Particularly disturbing is the normalization of silence. Many women who resist harassment or refuse compromise reportedly fear professional exclusion, character assassination, social targeting, or loss of career prospects. This fear weakens institutional accountability and discourages reporting. Consequently, official complaint statistics may never accurately reflect the magnitude of the problem. The absence of complaints should therefore never be misunderstood as absence of misconduct.
At the same time, the problem cannot be resolved merely through periodic surveys, symbolic discussions, or social media campaigns. Real institutional reform requires moral accountability, transparent mechanisms, independent grievance redressal systems, strict protection for whistleblowers and victims, and above all a professional culture where dignity is valued above influence and hierarchy. Ironically, public discourse on gender justice sometimes itself becomes selective and performative, where individuals publicly advocating equality may privately perpetuate the same exploitative structures they claim to oppose. Such contradictions further weaken public confidence in institutional sincerity.

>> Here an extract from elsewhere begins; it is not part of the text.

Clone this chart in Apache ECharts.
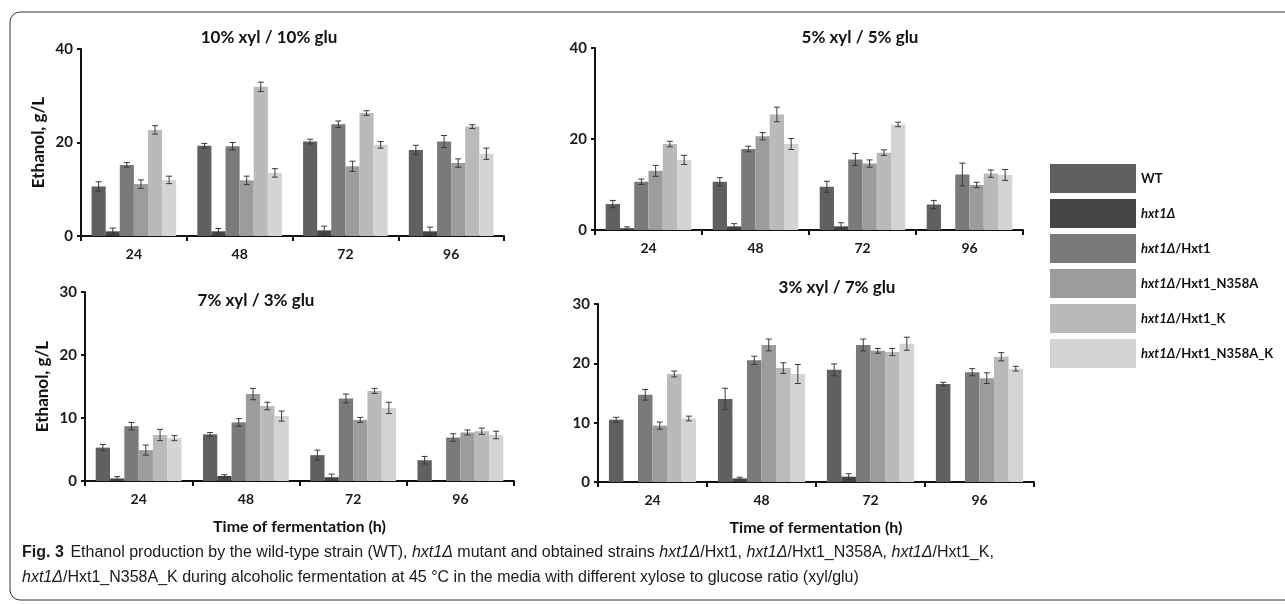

Despite these challenges, the surveys also reveal an inspiring reality: women continue to enter the legal profession in large numbers, including first-generation professionals without inherited legal backgrounds. Their persistence demonstrates extraordinary resilience and faith in constitutional ideals. However, resilience alone cannot substitute institutional reform.
The SCBA survey should therefore be seen not as the conclusion of a conversation, but as the beginning of a more honest national introspection about dignity, merit, power, institutional accountability, and justice in modern India.